* [EXERCISE OBJECTIVE] Pictures aside, quote the whole listing exactly.

--- STORED DATA ---

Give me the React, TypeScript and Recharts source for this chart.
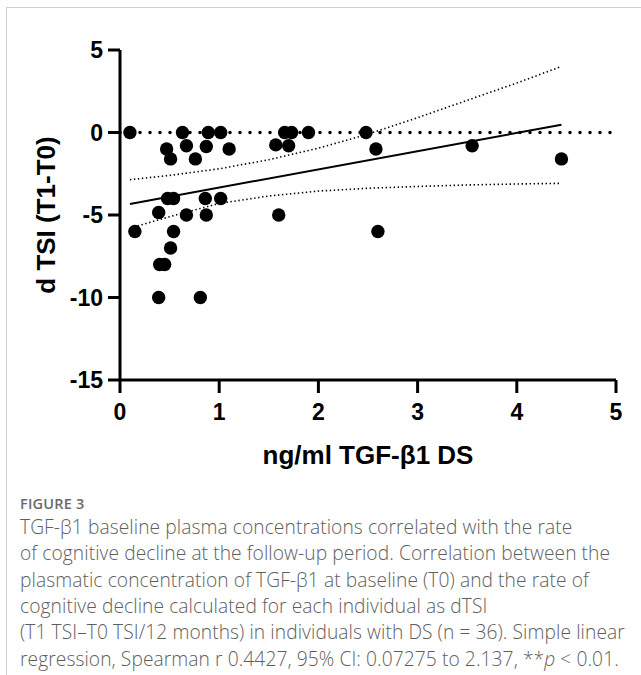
import React from "react";
import { ScatterChart, Scatter, XAxis, YAxis, ReferenceLine, Label } from "recharts";

// TGF-β1 baseline (ng/ml) vs dTSI
const tgfValues = [0.10, 0.15, 0.39, 0.40, 0.45, 0.39, 0.47, 0.51, 0.48, 0.54, 0.51, 0.54, 0.63, 0.67, 0.67, 0.76, 0.81, 0.87, 0.86, 0.87, 0.89, 1.015, 1.015, 1.10, 1.57, 1.60, 1.66, 1.73, 1.70, 1.90, 2.48, 2.58, 2.60, 3.55, 4.45];
const dtsiValues = [0, -6, -4.85, -8, -8, -10, -1, -1.6, -4, -4, -7, -6, 0, -0.8, -5, -1.6, -10, -0.85, -4, -5, 0, 0, -4, -1, -0.75, -5, 0, 0, -0.8, 0, 0, -1, -6, -0.8, -1.6];

// regression line (read at the ends of the data range)
const fitX = [0.10, 4.45];
const fitY = [-4.33, 0.47];

// 95% confidence band
const bandX = [0.10, 0.5, 1.0, 1.5, 2.0, 2.5, 3.0, 3.5, 4.0, 4.45];
const bandUpper = [-2.86, -2.6, -2.2, -1.65, -0.95, -0.1, 0.9, 1.95, 3.0, 4.0];
const bandLower = [-5.8, -5.1, -4.3, -3.85, -3.55, -3.38, -3.27, -3.18, -3.12, -3.08];

const xTicks = [0, 1, 2, 3, 4, 5];
const yTicks = [-15, -10, -5, 0, 5];

const captionTitle = "FIGURE 3";
const captionLines = [
  "TGF-β1 baseline plasma concentrations correlated with the rate",
  "of cognitive decline at the follow-up period. Correlation between the",
  "plasmatic concentration of TGF-β1 at baseline (T0) and the rate of",
  "cognitive decline calculated for each individual as dTSI",
  "(T1 TSI–T0 TSI/12 months) in individuals with DS (n = 36). Simple linear",
];
const captionLastPre = "regression, Spearman r 0.4427, 95% CI: 0.07275 to 2.137, **";
const captionLastP = "p";
const captionLastPost = " < 0.01.";

const points = tgfValues.map((x, i) => ({ x, y: dtsiValues[i] }));
const fitData = fitX.map((x, i) => ({ x, y: fitY[i] }));
const upperData = bandX.map((x, i) => ({ x, y: bandUpper[i] }));
const lowerData = bandX.map((x, i) => ({ x, y: bandLower[i] }));

const FONT = '"Liberation Sans", Arial, Helvetica, sans-serif';
const tickStyle = { fontSize: 23, fontWeight: 700, fill: "#000", fontFamily: FONT };
const captionFont: React.CSSProperties = { fontFamily: '"Open Sans", sans-serif', fontSize: 19.2, fontWeight: 300, color: "#5e5e5e", lineHeight: "26px", whiteSpace: "nowrap", position: "absolute", left: 20, letterSpacing: 0.08 };

const Dot = (props: any) => <circle cx={props.cx} cy={props.cy} r={6.7} fill="#000" />;
const NoShape = () => <g />;

export default function App() {
  return (
    <div style={{ position: "absolute", left: 0, top: 0, width: 641, height: 675, background: "#fff", overflow: "hidden" }}>
      <div style={{ position: "absolute", left: 6, top: 7, width: 700, height: 700, borderTop: "1px solid #cfcfcf", borderLeft: "1px solid #cfcfcf" }} />
      <div style={{ position: "absolute", left: 0, top: 0 }}>
        <ScatterChart width={641} height={480} margin={{ top: 50, right: 25, bottom: 0, left: 0 }}>
          <XAxis
            type="number"
            dataKey="x"
            domain={[0, 5]}
            ticks={xTicks}
            height={100}
            axisLine={{ stroke: "#000", strokeWidth: 3 }}
            tickLine={{ stroke: "#000", strokeWidth: 3 }}
            tickSize={13}
            tickMargin={11}
            tick={tickStyle}
            allowDataOverflow
          >
            <Label value="ng/ml TGF-β1 DS" position="center" dy={25} style={{ fontSize: 26, fontWeight: 700, fill: "#000", fontFamily: FONT }} />
          </XAxis>
          <YAxis
            type="number"
            dataKey="y"
            domain={[-15, 5]}
            ticks={yTicks}
            width={120}
            axisLine={{ stroke: "#000", strokeWidth: 3 }}
            tickLine={{ stroke: "#000", strokeWidth: 3 }}
            tickSize={12}
            tickMargin={5}
            tick={tickStyle}
            allowDataOverflow
          >
            <Label value="d TSI (T1-T0)" angle={-90} position="center" dx={-14} style={{ fontSize: 26, fontWeight: 700, fill: "#000", fontFamily: FONT, textAnchor: "middle" }} />
          </YAxis>
          <ReferenceLine y={0} stroke="#000" strokeWidth={3.5} strokeDasharray="0 10" strokeLinecap="round" />
          <Scatter data={upperData} shape={NoShape} line={{ stroke: "#000", strokeWidth: 1.6, strokeDasharray: "1.4 2.6" }} isAnimationActive={false} />
          <Scatter data={lowerData} shape={NoShape} line={{ stroke: "#000", strokeWidth: 1.6, strokeDasharray: "1.4 2.6" }} isAnimationActive={false} />
          <Scatter data={fitData} shape={NoShape} line={{ stroke: "#000", strokeWidth: 2 }} isAnimationActive={false} />
          <Scatter data={points} shape={Dot} isAnimationActive={false} />
        </ScatterChart>
      </div>
      <div style={{ position: "absolute", left: 20, top: 494, fontFamily: '"Open Sans", sans-serif', fontSize: 14.5, fontWeight: 600, color: "#6a6a6a", letterSpacing: 0.2 }}>
        {captionTitle}
      </div>
      {captionLines.map((t, i) => (
        <div key={i} style={{ ...captionFont, top: 514 + i * 26.3 }}>
          {t}
        </div>
      ))}
      <div style={{ ...captionFont, top: 514 + 5 * 26.3 }}>
        {captionLastPre}
        <i>{captionLastP}</i>
        {captionLastPost}
      </div>
    </div>
  );
}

---

* [WRITTEN ANSWER]
Give me the React, TypeScript and Recharts source for this chart.
import React from "react";
import { ScatterChart, Scatter, XAxis, YAxis, ReferenceLine, Label } from "recharts";

// TGF-β1 baseline (ng/ml) vs dTSI
const tgfValues = [0.10, 0.15, 0.39, 0.40, 0.45, 0.39, 0.47, 0.51, 0.48, 0.54, 0.51, 0.54, 0.63, 0.67, 0.67, 0.76, 0.81, 0.87, 0.86, 0.87, 0.89, 1.015, 1.015, 1.10, 1.57, 1.60, 1.66, 1.73, 1.70, 1.90, 2.48, 2.58, 2.60, 3.55, 4.45];
const dtsiValues = [0, -6, -4.85, -8, -8, -10, -1, -1.6, -4, -4, -7, -6, 0, -0.8, -5, -1.6, -10, -0.85, -4, -5, 0, 0, -4, -1, -0.75, -5, 0, 0, -0.8, 0, 0, -1, -6, -0.8, -1.6];

// regression line (read at the ends of the data range)
const fitX = [0.10, 4.45];
const fitY = [-4.33, 0.47];

// 95% confidence band
const bandX = [0.10, 0.5, 1.0, 1.5, 2.0, 2.5, 3.0, 3.5, 4.0, 4.45];
const bandUpper = [-2.86, -2.6, -2.2, -1.65, -0.95, -0.1, 0.9, 1.95, 3.0, 4.0];
const bandLower = [-5.8, -5.1, -4.3, -3.85, -3.55, -3.38, -3.27, -3.18, -3.12, -3.08];

const xTicks = [0, 1, 2, 3, 4, 5];
const yTicks = [-15, -10, -5, 0, 5];

const captionTitle = "FIGURE 3";
const captionLines = [
  "TGF-β1 baseline plasma concentrations correlated with the rate",
  "of cognitive decline at the follow-up period. Correlation between the",
  "plasmatic concentration of TGF-β1 at baseline (T0) and the rate of",
  "cognitive decline calculated for each individual as dTSI",
  "(T1 TSI–T0 TSI/12 months) in individuals with DS (n = 36). Simple linear",
];
const captionLastPre = "regression, Spearman r 0.4427, 95% CI: 0.07275 to 2.137, **";
const captionLastP = "p";
const captionLastPost = " < 0.01.";

const points = tgfValues.map((x, i) => ({ x, y: dtsiValues[i] }));
const fitData = fitX.map((x, i) => ({ x, y: fitY[i] }));
const upperData = bandX.map((x, i) => ({ x, y: bandUpper[i] }));
const lowerData = bandX.map((x, i) => ({ x, y: bandLower[i] }));

const FONT = '"Liberation Sans", Arial, Helvetica, sans-serif';
const tickStyle = { fontSize: 23, fontWeight: 700, fill: "#000", fontFamily: FONT };
const captionFont: React.CSSProperties = { fontFamily: '"Open Sans", sans-serif', fontSize: 19.2, fontWeight: 300, color: "#5e5e5e", lineHeight: "26px", whiteSpace: "nowrap", position: "absolute", left: 20, letterSpacing: 0.08 };

const Dot = (props: any) => <circle cx={props.cx} cy={props.cy} r={6.7} fill="#000" />;
const NoShape = () => <g />;

export default function App() {
  return (
    <div style={{ position: "absolute", left: 0, top: 0, width: 641, height: 675, background: "#fff", overflow: "hidden" }}>
      <div style={{ position: "absolute", left: 6, top: 7, width: 700, height: 700, borderTop: "1px solid #cfcfcf", borderLeft: "1px solid #cfcfcf" }} />
      <div style={{ position: "absolute", left: 0, top: 0 }}>
        <ScatterChart width={641} height={480} margin={{ top: 50, right: 25, bottom: 0, left: 0 }}>
          <XAxis
            type="number"
            dataKey="x"
            domain={[0, 5]}
            ticks={xTicks}
            height={100}
            axisLine={{ stroke: "#000", strokeWidth: 3 }}
            tickLine={{ stroke: "#000", strokeWidth: 3 }}
            tickSize={13}
            tickMargin={11}
            tick={tickStyle}
            allowDataOverflow
          >
            <Label value="ng/ml TGF-β1 DS" position="center" dy={25} style={{ fontSize: 26, fontWeight: 700, fill: "#000", fontFamily: FONT }} />
          </XAxis>
          <YAxis
            type="number"
            dataKey="y"
            domain={[-15, 5]}
            ticks={yTicks}
            width={120}
            axisLine={{ stroke: "#000", strokeWidth: 3 }}
            tickLine={{ stroke: "#000", strokeWidth: 3 }}
            tickSize={12}
            tickMargin={5}
            tick={tickStyle}
            allowDataOverflow
          >
            <Label value="d TSI (T1-T0)" angle={-90} position="center" dx={-14} style={{ fontSize: 26, fontWeight: 700, fill: "#000", fontFamily: FONT, textAnchor: "middle" }} />
          </YAxis>
          <ReferenceLine y={0} stroke="#000" strokeWidth={3.5} strokeDasharray="0 10" strokeLinecap="round" />
          <Scatter data={upperData} shape={NoShape} line={{ stroke: "#000", strokeWidth: 1.6, strokeDasharray: "1.4 2.6" }} isAnimationActive={false} />
          <Scatter data={lowerData} shape={NoShape} line={{ stroke: "#000", strokeWidth: 1.6, strokeDasharray: "1.4 2.6" }} isAnimationActive={false} />
          <Scatter data={fitData} shape={NoShape} line={{ stroke: "#000", strokeWidth: 2 }} isAnimationActive={false} />
          <Scatter data={points} shape={Dot} isAnimationActive={false} />
        </ScatterChart>
      </div>
      <div style={{ position: "absolute", left: 20, top: 494, fontFamily: '"Open Sans", sans-serif', fontSize: 14.5, fontWeight: 600, color: "#6a6a6a", letterSpacing: 0.2 }}>
        {captionTitle}
      </div>
      {captionLines.map((t, i) => (
        <div key={i} style={{ ...captionFont, top: 514 + i * 26.3 }}>
          {t}
        </div>
      ))}
      <div style={{ ...captionFont, top: 514 + 5 * 26.3 }}>
        {captionLastPre}
        <i>{captionLastP}</i>
        {captionLastPost}
      </div>
    </div>
  );
}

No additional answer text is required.